Bedil influenced other poets of his time like Mukhlis, Muhammad Panah Qabil Kashmiri, Amanat Rai Amanat and most importantly, Mirza Asadullah Khan Ghalib. In his book, Evaluation of Ghalib’s Persian Poetry, Dr Waris Kirmani writes Bedil’s suggestive poetry reinvented old metaphors with difficult phraseology. Perhaps that’s what prompted Ghalib to say, “Tarz-e-Bedil mein rekhta kehna, Asadullah Khan qayamat hai” (It is indeed an onerous task to compose a poem in the manner of Bedil).

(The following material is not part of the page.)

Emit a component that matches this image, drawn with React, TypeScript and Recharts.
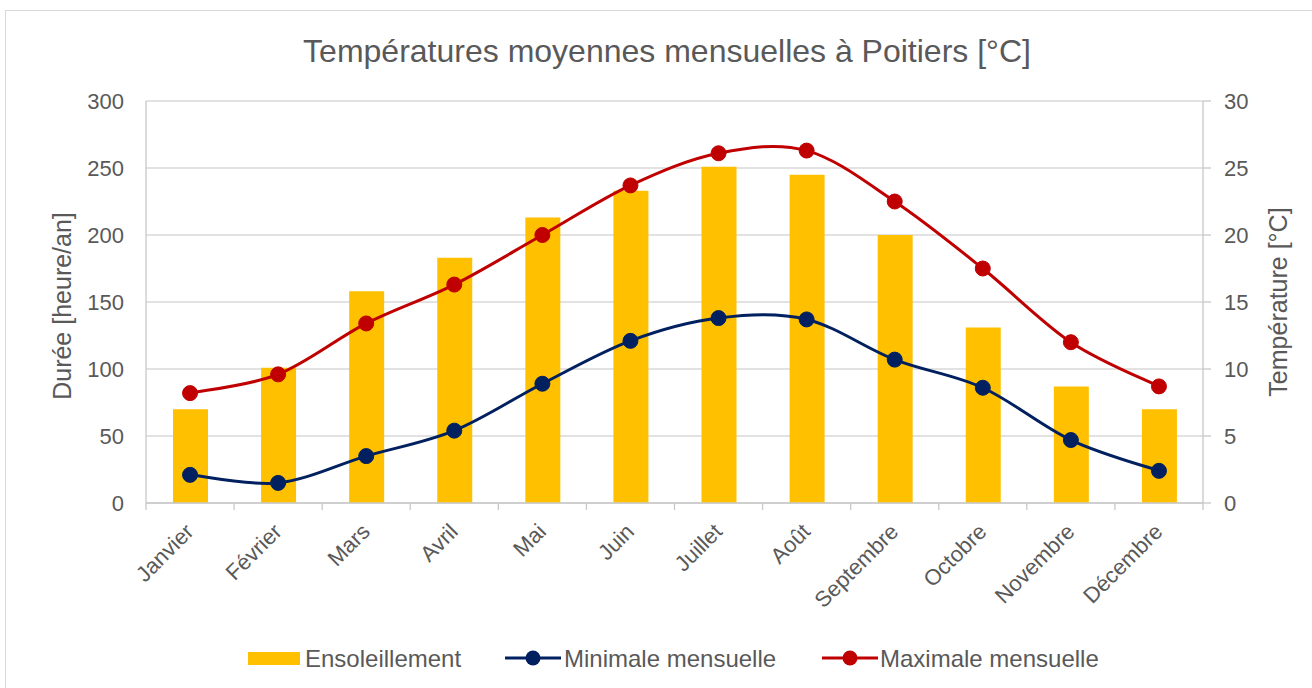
import React from 'react';
import { ComposedChart, Bar, Line, XAxis, YAxis, CartesianGrid } from 'recharts';

const months = [
  'Janvier', 'Février', 'Mars', 'Avril', 'Mai', 'Juin',
  'Juillet', 'Août', 'Septembre', 'Octobre', 'Novembre', 'Décembre',
];
// heures d'ensoleillement
const sunshine = [70, 101, 158, 183, 213, 233, 251, 245, 200, 131, 87, 70];
// °C
const tempMin = [2.1, 1.5, 3.5, 5.4, 8.9, 12.1, 13.8, 13.7, 10.7, 8.6, 4.7, 2.4];
const tempMax = [8.2, 9.6, 13.4, 16.3, 20.0, 23.7, 26.1, 26.3, 22.5, 17.5, 12.0, 8.7];
const leftTicks = [0, 50, 100, 150, 200, 250, 300];
const rightTicks = [0, 5, 10, 15, 20, 25, 30];

const data = months.map((m, i) => ({
  month: m,
  sun: sunshine[i],
  min: tempMin[i],
  max: tempMax[i],
}));

const W = 1312;
const H = 688;
const LEFT_W = 146;
const RIGHT_W = 109;
const TOP = 101;
const XAXIS_H = 185;
const BAND = (W - LEFT_W - RIGHT_W) / months.length;

const FONT = '"Liberation Sans", Arial, sans-serif';
const TEXT = '#595959';
const AXIS = '#c8c8c8';
const GRID = '#d9d9d9';
const YELLOW = '#FFC000';
const NAVY = '#002060';
const RED = '#C00000';

// lissage façon Excel (Catmull-Rom)
function smoothCurve(context: any) {
  let pts: number[][] = [];
  return {
    areaStart() {},
    areaEnd() {},
    lineStart() {
      pts = [];
    },
    lineEnd() {
      const n = pts.length;
      if (!n) return;
      context.moveTo(pts[0][0], pts[0][1]);
      for (let i = 0; i < n - 1; i++) {
        const p0 = pts[i - 1] || pts[i];
        const p1 = pts[i];
        const p2 = pts[i + 1];
        const p3 = pts[i + 2] || p2;
        context.bezierCurveTo(
          p1[0] + (p2[0] - p0[0]) / 6,
          p1[1] + (p2[1] - p0[1]) / 6,
          p2[0] - (p3[0] - p1[0]) / 6,
          p2[1] - (p3[1] - p1[1]) / 6,
          p2[0],
          p2[1]
        );
      }
    },
    point(x: number, y: number) {
      pts.push([+x, +y]);
    },
  };
}

const MonthTick = (props: any) => {
  const { x, y, payload, index } = props;
  const half = BAND / 2;
  const ax = x + 5;
  const ay = y + 30;
  return (
    <g>
      <line x1={x - half} y1={y} x2={x - half} y2={y + 7} stroke={AXIS} strokeWidth={1.3} />
      {index === months.length - 1 && (
        <line x1={x + half} y1={y} x2={x + half} y2={y + 7} stroke={AXIS} strokeWidth={1.3} />
      )}
      <text
        x={ax}
        y={ay}
        transform={`rotate(-45, ${ax}, ${ay})`}
        textAnchor="end"
        fontSize={22}
        fontFamily={FONT}
        fill={TEXT}
      >
        {payload.value}
      </text>
    </g>
  );
};

export default function App() {
  return (
    <div
      style={{
        position: 'absolute',
        left: 0,
        top: 0,
        width: W,
        height: H,
        overflow: 'hidden',
        background: '#fff',
      }}
    >
      <div
        style={{
          position: 'absolute',
          left: 5,
          top: 10,
          width: 1400,
          height: 800,
          border: '1px solid #d9d9d9',
        }}
      />
      <div style={{ position: 'absolute', left: 0, top: 0 }}>
        <ComposedChart
          width={W}
          height={H}
          data={data}
          margin={{ top: TOP, right: 0, left: 0, bottom: 0 }}
        >
          <CartesianGrid yAxisId="left" vertical={false} stroke={GRID} strokeWidth={1.3} />
          <XAxis
            dataKey="month"
            height={XAXIS_H}
            interval={0}
            tickSize={0}
            tickMargin={0}
            tickLine={false}
            axisLine={{ stroke: AXIS, strokeWidth: 1.3 }}
            tick={<MonthTick />}
          />
          <YAxis
            yAxisId="left"
            orientation="left"
            width={LEFT_W}
            domain={[0, 300]}
            ticks={leftTicks}
            tickSize={0}
            tickMargin={22}
            tickLine={false}
            axisLine={{ stroke: AXIS, strokeWidth: 1.3 }}
            tick={{ fontSize: 22, fontFamily: FONT, fill: TEXT }}
          />
          <YAxis
            yAxisId="right"
            orientation="right"
            width={RIGHT_W}
            domain={[0, 30]}
            ticks={rightTicks}
            tickSize={8}
            tickMargin={13}
            tickLine={{ stroke: AXIS, strokeWidth: 1.3 }}
            axisLine={{ stroke: AXIS, strokeWidth: 1.3 }}
            tick={{ fontSize: 22, fontFamily: FONT, fill: TEXT, textAnchor: 'start' }}
          />
          <Bar yAxisId="left" dataKey="sun" fill={YELLOW} barSize={35} isAnimationActive={false} />
          <Line
            yAxisId="right"
            dataKey="min"
            type={smoothCurve as any}
            stroke={NAVY}
            strokeWidth={3}
            dot={{ r: 7.5, fill: NAVY, stroke: NAVY, strokeWidth: 1 }}
            isAnimationActive={false}
          />
          <Line
            yAxisId="right"
            dataKey="max"
            type={smoothCurve as any}
            stroke={RED}
            strokeWidth={3}
            dot={{ r: 7.5, fill: RED, stroke: RED, strokeWidth: 1 }}
            isAnimationActive={false}
          />
        </ComposedChart>
      </div>
      <svg
        width={W}
        height={H}
        style={{ position: 'absolute', left: 0, top: 0, pointerEvents: 'none' }}
        fontFamily={FONT}
      >
        <text x={667} y={62} textAnchor="middle" fontSize={32} fill={TEXT}>
          Températures moyennes mensuelles à Poitiers [°C]
        </text>
        <text
          x={71}
          y={306}
          textAnchor="middle"
          fontSize={25}
          fill={TEXT}
          transform="rotate(-90, 71, 306)"
        >
          Durée [heure/an]
        </text>
        <text
          x={1287}
          y={302}
          textAnchor="middle"
          fontSize={25}
          fill={TEXT}
          transform="rotate(-90, 1287, 302)"
        >
          Température [°C]
        </text>
        <rect x={248} y={652} width={52} height={13} fill={YELLOW} />
        <text x={305} y={667} fontSize={24} fill={TEXT}>Ensoleillement</text>
        <line x1={505} y1={658} x2={561} y2={658} stroke={NAVY} strokeWidth={3} />
        <circle cx={533} cy={658} r={7.5} fill={NAVY} />
        <text x={564} y={667} fontSize={24} fill={TEXT}>Minimale mensuelle</text>
        <line x1={822} y1={658} x2={878} y2={658} stroke={RED} strokeWidth={3} />
        <circle cx={850} cy={658} r={7.5} fill={RED} />
        <text x={880} y={667} fontSize={24} fill={TEXT}>Maximale mensuelle</text>
      </svg>
    </div>
  );
}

There’s a view that Bedil’s remains were taken to Khwaja Rawash in Afghanistan at some point in time. However, some experts insist that the actual remains of the poet lie underneath the concrete of Mathura Road. “Bedil used to have a house here. He built his grave before he died. The British built a road over it. Around the time when we got independence, some members of the Afghan community built a monument for him here,” says Ghazveh.

There’s no debate, however, on the fact that Bedil’s poetry is utterly contemporary and extremely relevant to the times. Says Ghaffar, “He was a humanitarian poet. With all the strife in the world, his poetry needs to be resurrected.”

His living proof by Abdul Qadir Bedil

The eternal mysteries, following wisdom’s lead, brought forth the human form as their living proof. As long as the drop hadn’t emerged from the sea, the ocean didn’t notice the depths of its splendour.